Far from encouraging innovation and advancement in the "useful arts," as the Constitution originally envisioned and Congress wanted, software and business method patents have become a quasi-legal poison pill. Sometime it's from patents obtained years after application via circuitous paths and bankrupt companies, and sometimes it's straight-up planned extortion. Either way, these "patent trolls" lurk in the shadows, waiting for someone to unknowingly infringe. Then they sue in patent-plaintiff-friendly jurisdictions (of which there are ranked lists - we kid you not), forcing defendants, often small, unsophisticated companies, to settle rather than face the cost and uncertainty that defines litigating a patent case against a well-capitalized troll.

The costs associated with this are immense, as is the innovation penalty. Software companies now must file defensive patents just to make sure that they are not later submarined by useless patents originating with patent attorneys themselves or at failed software companies. We have officially exited economics and entered Kafka's courts.

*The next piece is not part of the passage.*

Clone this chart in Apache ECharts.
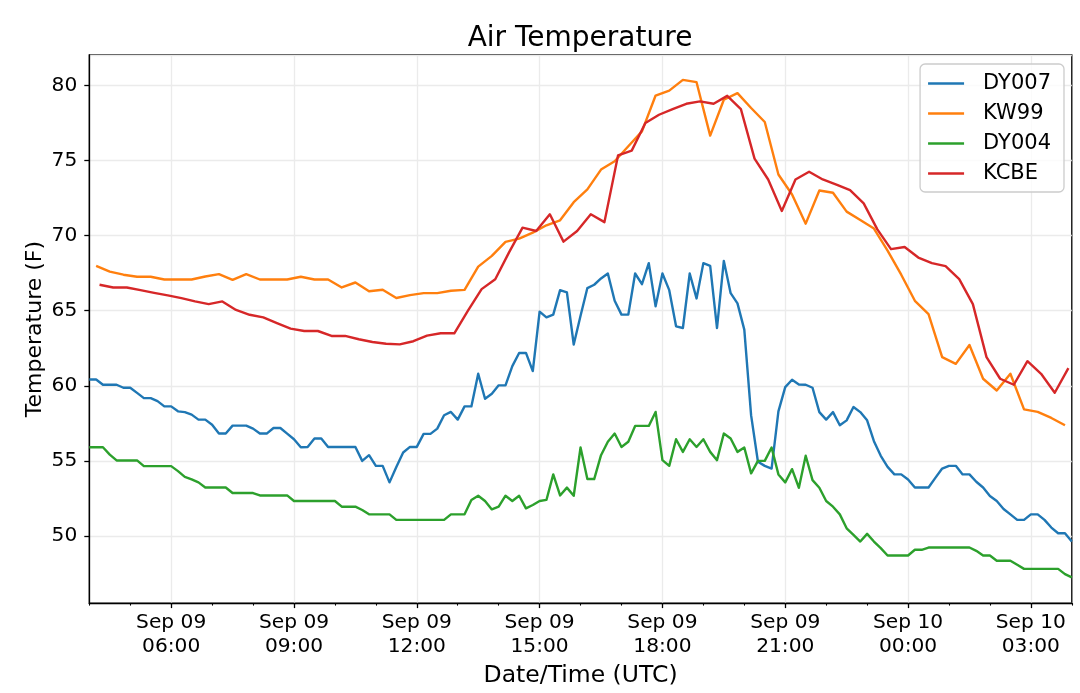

Startups are always on the financial edge with it taking very little to scare an investor or acquirer away. Patent protection is not an option when the time from engineering, to launch, to success or failure, is often a matter of months. Predatory patent trolls can stop all this innovation cold, preventing startups from obtaining capital, or forcing funded companies into protracted legal licensing battles over "inventions" that should never have been allowed patent protection in the first place. Why are we putting these roadblocks in the way of software startups, one of the most important job-creating engines in our economy? The mind boggles.

In its Bilski decision, the Court nervously flitted about, footnoting away like a post-modern novelist. It upheld the lower court ruling, agreeing that risk trading isn't patentable, but balked at saying anything more about patenting principles and ideas, while agreeing that maybe it should ... you know, someday. It worried nervously about the "unanticipated consequences" of saying more, an embarrassing abdication of responsibility in the face of an economic and legal system desperate for clarity and guidance. It even partially undercut its own "machine and transformation" rule, before reaffirming it, sort of, in an another attached opinion. It throws the mess back into the hands of a dysfunctional U.S. Patent Office, the patent trolls, and the lawyers.

Post-Bilski we are back to business as usual, with software patents a tax on innovation. Yes, yes, patents still may have some utility in areas like materials, biotechnology, and clean technology. When the timeline is long, the up-front capital costs are high, and the payoff is large, one can argue that patents encourage innovation. But the same is not true in fast-moving areas like software and business methods, where businesses are about rapid iteration with low capital intensity and prodigious speciation.

It didn't have to be this way. The Court missed an opportunity to provide invention clarity when this innovation-hungry economy needs it most. Instead, it muddied things, cited the same precedents that caused the problem, and essentially told those of us in the real business of creating software innovation and jobs, "Good luck with that" The Supreme Court could and should have done much, much better.